Eine weitere Woche später schrieb Evenepoel Geschichte, indem er als erster Mann das olympische Zeitfahren und das Straßenrennen bei denselben Spielen gewann. Es wurde erwartet, dass das 274 Kilometer lange Rennen ein Kampf der Klassikerfahrer sein würde, und viele hatten Mathieu Van der Poel auf den Sieg getippt. Doch als Evenepoel 15 Kilometer vor dem Ziel einen Alleingang wagte, konnte ihn nicht einmal ein Reifenschaden in letzter Minute von seinem ikonischen Doppel-Gold abhalten.

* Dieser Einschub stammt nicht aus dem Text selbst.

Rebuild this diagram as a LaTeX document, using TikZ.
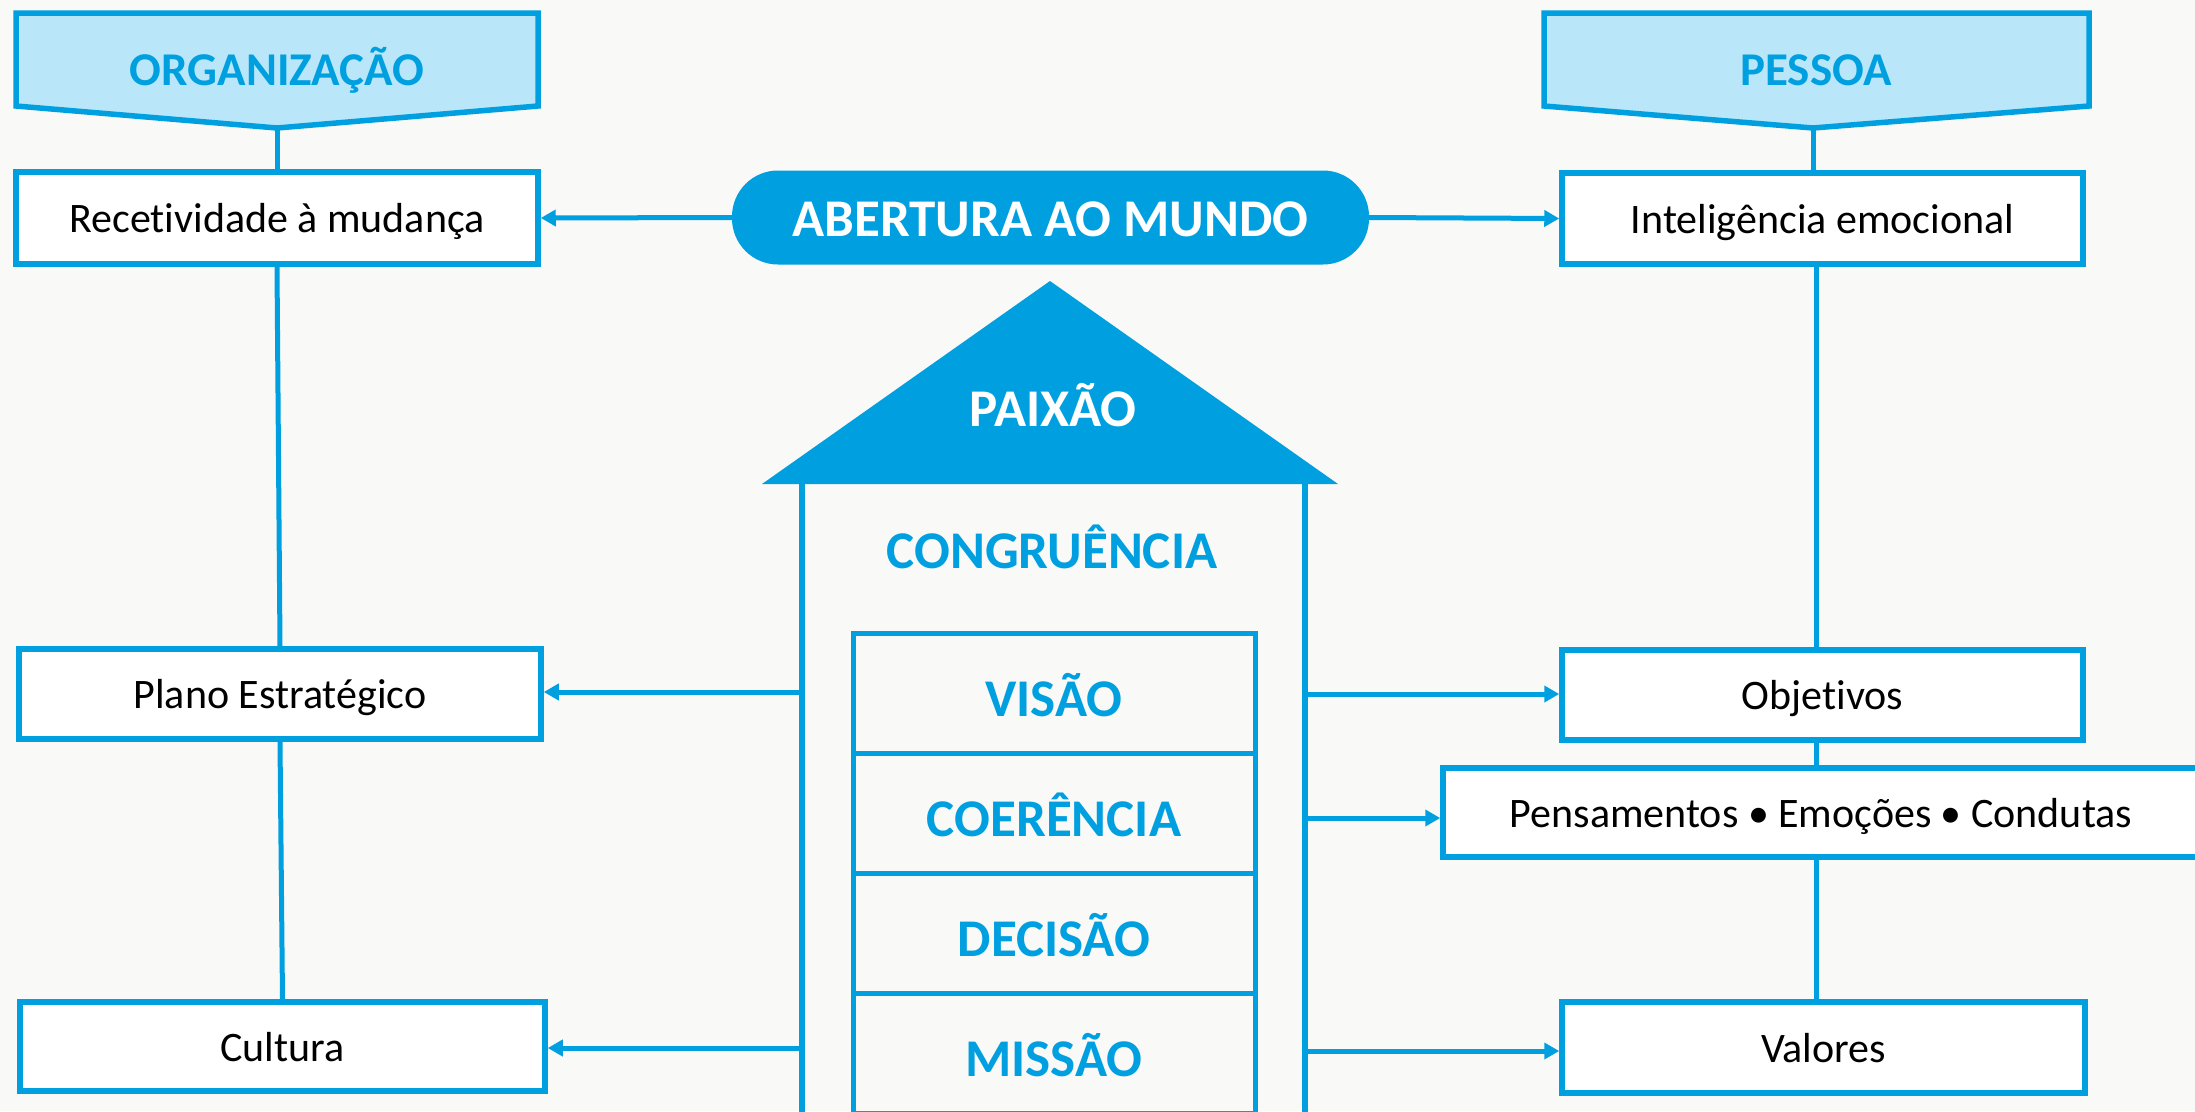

Während Vingegaards zwei Gesamtsiege bei der Tour de France legendär sind, muss er sich abseits der französischen Berge erst noch beweisen. Nur 4 Monate nach seinem Sturz im Baskenland hat Evenepoel bewiesen, dass er ein würdiger Kandidat für die Gesamtwertung ist, der beste Zeitfahrer der Welt und einer der besten Klassikerfahrer der Welt. Wir sprechen von einem Palmarès!

Schlussfolgerung

Aber rechtfertigt all dies die Aussage, dass Evenepoels Comeback beeindruckender war als das von Vingegaard? Meiner Meinung nach, ja. Der Belgier hat sich nicht nur in Bereichen hervorgetan, in denen wir bereits wussten, dass er brillant ist, sondern er hat sich auch dort bewährt, wo viele zuvor an ihm gezweifelt haben. Er hat in diesem Sommer eine gewisse Gelassenheit an den Tag gelegt, die zeigt, dass er reift und sein Talent im Radsport unter Beweis stellt.
Vingegaards Comeback nach seiner Verletzung war zwar beeindruckend, insbesondere sein Sieg über Pogacar auf der 11. Etappe, aber wir alle wussten bereits, dass er ein sensationeller Kletterer ist. Hinzu kommt, dass Vingegaard vor seinem Sturz in absoluter Topform war und möglicherweise schneller als erwartet zu diesem Niveau zurückkehren konnte. Auf der anderen Seite war Remco Evenepoel vor seiner Verletzung nicht annähernd in Bestform, was seinen französischen Sommer noch ein wenig beeindruckender macht.